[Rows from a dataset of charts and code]
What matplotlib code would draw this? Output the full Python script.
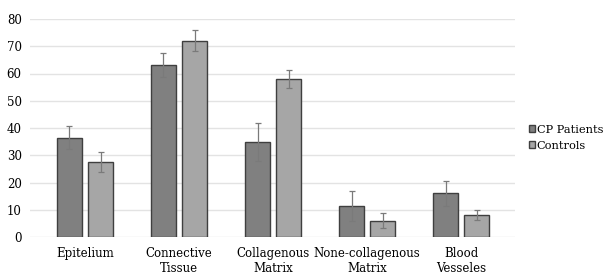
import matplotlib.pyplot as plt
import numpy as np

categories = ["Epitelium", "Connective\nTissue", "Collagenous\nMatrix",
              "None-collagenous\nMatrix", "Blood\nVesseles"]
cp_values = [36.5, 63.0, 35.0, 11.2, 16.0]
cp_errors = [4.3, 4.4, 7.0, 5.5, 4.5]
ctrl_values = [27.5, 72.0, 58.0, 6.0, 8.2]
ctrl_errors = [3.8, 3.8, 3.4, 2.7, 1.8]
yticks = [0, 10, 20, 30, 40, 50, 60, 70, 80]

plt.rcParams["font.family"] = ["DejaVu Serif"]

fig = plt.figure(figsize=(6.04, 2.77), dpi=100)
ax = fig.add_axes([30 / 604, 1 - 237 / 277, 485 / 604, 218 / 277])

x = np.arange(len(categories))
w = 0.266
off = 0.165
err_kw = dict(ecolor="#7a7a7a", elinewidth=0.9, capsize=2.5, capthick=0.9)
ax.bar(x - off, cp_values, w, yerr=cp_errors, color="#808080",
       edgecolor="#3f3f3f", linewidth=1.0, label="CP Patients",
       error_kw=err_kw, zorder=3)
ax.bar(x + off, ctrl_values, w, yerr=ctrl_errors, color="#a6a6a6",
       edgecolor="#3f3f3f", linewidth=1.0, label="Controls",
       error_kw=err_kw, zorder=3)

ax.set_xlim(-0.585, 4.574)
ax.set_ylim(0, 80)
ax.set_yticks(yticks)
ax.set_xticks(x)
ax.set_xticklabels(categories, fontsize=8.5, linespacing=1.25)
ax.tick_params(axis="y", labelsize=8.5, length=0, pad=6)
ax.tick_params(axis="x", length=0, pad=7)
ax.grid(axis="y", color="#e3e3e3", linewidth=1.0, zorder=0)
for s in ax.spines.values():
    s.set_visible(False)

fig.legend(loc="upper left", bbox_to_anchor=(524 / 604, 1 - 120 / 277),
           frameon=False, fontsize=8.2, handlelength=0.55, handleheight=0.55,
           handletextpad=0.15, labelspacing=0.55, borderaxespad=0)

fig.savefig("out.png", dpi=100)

---

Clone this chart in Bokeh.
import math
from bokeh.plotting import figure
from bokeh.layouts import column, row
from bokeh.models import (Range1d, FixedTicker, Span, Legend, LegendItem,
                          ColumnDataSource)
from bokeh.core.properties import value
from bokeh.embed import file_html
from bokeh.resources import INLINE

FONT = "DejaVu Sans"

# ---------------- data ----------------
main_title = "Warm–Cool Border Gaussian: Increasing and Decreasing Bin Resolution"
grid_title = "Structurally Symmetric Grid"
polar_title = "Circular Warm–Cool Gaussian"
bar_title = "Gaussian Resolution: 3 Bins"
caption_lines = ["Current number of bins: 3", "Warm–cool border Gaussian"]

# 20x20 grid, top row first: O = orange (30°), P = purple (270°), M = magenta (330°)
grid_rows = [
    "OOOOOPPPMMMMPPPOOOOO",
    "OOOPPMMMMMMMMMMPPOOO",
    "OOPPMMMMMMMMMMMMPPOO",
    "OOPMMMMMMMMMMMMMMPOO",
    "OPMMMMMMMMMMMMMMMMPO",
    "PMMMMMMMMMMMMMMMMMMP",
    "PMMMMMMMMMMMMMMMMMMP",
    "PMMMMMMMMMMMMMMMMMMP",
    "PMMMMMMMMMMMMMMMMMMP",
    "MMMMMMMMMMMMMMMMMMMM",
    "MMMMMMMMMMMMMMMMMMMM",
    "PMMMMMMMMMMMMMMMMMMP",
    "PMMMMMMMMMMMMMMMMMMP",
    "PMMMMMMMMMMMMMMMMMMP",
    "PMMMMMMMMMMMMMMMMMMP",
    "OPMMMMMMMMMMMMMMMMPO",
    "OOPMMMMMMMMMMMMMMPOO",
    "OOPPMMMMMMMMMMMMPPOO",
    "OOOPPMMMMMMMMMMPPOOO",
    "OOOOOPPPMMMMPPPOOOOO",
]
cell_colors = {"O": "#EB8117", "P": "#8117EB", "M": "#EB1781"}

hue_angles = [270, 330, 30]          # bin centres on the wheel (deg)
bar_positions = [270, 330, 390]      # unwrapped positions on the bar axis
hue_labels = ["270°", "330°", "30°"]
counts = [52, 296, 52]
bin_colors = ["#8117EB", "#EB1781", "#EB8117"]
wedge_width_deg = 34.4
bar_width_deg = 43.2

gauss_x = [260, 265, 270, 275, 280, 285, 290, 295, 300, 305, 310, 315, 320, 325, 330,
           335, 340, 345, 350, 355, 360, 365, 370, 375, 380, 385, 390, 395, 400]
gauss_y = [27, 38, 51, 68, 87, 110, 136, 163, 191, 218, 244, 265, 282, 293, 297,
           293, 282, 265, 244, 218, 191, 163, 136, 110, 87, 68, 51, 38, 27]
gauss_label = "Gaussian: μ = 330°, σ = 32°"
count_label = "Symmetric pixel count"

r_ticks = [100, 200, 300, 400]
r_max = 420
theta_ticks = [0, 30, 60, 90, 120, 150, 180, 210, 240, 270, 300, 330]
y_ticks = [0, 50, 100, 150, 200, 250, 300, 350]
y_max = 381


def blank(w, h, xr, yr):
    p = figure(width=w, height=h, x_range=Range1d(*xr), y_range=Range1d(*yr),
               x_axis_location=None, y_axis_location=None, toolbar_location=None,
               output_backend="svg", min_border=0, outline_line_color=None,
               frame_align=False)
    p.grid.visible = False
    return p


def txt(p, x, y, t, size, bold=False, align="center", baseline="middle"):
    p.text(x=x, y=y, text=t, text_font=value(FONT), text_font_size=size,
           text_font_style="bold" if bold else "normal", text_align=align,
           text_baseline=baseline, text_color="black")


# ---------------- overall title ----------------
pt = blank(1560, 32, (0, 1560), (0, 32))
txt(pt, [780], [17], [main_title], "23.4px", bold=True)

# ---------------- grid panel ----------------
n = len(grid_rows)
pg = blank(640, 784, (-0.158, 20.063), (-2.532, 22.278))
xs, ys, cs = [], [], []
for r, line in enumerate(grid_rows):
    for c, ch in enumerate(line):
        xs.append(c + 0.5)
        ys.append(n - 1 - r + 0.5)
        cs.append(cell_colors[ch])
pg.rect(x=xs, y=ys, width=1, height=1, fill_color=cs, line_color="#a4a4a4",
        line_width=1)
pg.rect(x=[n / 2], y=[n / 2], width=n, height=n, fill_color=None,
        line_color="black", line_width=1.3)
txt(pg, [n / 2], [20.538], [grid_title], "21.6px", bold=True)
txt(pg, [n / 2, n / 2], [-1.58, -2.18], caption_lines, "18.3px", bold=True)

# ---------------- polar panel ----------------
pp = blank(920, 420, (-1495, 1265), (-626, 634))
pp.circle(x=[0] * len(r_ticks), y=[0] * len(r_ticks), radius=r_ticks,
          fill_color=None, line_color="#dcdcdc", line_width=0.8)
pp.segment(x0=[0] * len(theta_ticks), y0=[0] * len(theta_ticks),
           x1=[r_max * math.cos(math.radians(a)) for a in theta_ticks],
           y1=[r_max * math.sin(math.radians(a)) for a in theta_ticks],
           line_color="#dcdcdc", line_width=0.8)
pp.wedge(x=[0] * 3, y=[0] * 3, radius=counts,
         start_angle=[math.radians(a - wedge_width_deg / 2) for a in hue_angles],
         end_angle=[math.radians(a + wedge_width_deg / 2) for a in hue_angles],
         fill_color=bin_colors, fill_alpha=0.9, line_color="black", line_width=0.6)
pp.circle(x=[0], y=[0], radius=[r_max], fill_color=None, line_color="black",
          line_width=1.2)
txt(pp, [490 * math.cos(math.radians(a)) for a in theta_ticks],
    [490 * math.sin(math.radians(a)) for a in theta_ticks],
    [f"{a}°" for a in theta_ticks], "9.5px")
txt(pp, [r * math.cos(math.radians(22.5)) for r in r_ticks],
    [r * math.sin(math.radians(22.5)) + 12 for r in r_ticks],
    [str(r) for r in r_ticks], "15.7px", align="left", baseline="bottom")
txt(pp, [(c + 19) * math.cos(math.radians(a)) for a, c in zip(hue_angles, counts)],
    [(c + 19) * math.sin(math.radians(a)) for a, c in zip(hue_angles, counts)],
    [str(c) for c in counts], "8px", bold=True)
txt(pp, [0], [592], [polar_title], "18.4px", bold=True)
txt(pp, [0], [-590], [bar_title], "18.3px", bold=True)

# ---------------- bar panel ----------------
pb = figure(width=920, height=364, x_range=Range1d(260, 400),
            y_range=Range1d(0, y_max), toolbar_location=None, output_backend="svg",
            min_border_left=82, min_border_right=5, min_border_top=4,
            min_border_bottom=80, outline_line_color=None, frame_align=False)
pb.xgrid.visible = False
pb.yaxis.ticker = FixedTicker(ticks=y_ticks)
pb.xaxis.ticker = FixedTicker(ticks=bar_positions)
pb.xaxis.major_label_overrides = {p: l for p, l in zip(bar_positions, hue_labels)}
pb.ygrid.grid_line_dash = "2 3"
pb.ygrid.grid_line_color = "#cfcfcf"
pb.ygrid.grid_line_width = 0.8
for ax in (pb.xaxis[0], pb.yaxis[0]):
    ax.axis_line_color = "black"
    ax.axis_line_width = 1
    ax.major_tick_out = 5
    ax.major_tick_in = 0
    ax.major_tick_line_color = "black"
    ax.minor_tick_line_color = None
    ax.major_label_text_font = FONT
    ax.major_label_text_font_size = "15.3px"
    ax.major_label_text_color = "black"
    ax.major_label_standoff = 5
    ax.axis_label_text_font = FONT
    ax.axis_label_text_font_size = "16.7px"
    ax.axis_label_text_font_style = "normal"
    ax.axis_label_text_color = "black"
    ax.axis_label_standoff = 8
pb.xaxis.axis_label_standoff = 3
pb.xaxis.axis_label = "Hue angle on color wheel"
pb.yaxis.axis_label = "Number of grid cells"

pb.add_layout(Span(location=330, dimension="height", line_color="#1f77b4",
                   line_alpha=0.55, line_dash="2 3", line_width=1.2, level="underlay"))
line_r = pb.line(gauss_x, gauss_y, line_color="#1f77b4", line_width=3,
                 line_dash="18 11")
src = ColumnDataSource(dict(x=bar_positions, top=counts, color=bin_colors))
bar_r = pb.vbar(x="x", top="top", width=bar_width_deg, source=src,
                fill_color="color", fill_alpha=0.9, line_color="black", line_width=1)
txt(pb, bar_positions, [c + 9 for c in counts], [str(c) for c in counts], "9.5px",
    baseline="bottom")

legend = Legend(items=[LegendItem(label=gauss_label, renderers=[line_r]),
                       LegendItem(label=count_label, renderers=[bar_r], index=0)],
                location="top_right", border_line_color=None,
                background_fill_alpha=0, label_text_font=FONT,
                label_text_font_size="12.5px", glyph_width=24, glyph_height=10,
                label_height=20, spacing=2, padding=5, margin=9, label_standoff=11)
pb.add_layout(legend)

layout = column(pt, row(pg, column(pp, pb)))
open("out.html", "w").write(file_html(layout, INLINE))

What needs to be done » Leave out the pictures, and copy only the lines from the one holding "What matplotlib code" through the one holding "ax = fig.add_axes([30", exactly as written.

Response to the task »
What matplotlib code would draw this? Output the full Python script.
import matplotlib.pyplot as plt
import numpy as np

categories = ["Epitelium", "Connective\nTissue", "Collagenous\nMatrix",
              "None-collagenous\nMatrix", "Blood\nVesseles"]
cp_values = [36.5, 63.0, 35.0, 11.2, 16.0]
cp_errors = [4.3, 4.4, 7.0, 5.5, 4.5]
ctrl_values = [27.5, 72.0, 58.0, 6.0, 8.2]
ctrl_errors = [3.8, 3.8, 3.4, 2.7, 1.8]
yticks = [0, 10, 20, 30, 40, 50, 60, 70, 80]

plt.rcParams["font.family"] = ["DejaVu Serif"]

fig = plt.figure(figsize=(6.04, 2.77), dpi=100)
ax = fig.add_axes([30 / 604, 1 - 237 / 277, 485 / 604, 218 / 277])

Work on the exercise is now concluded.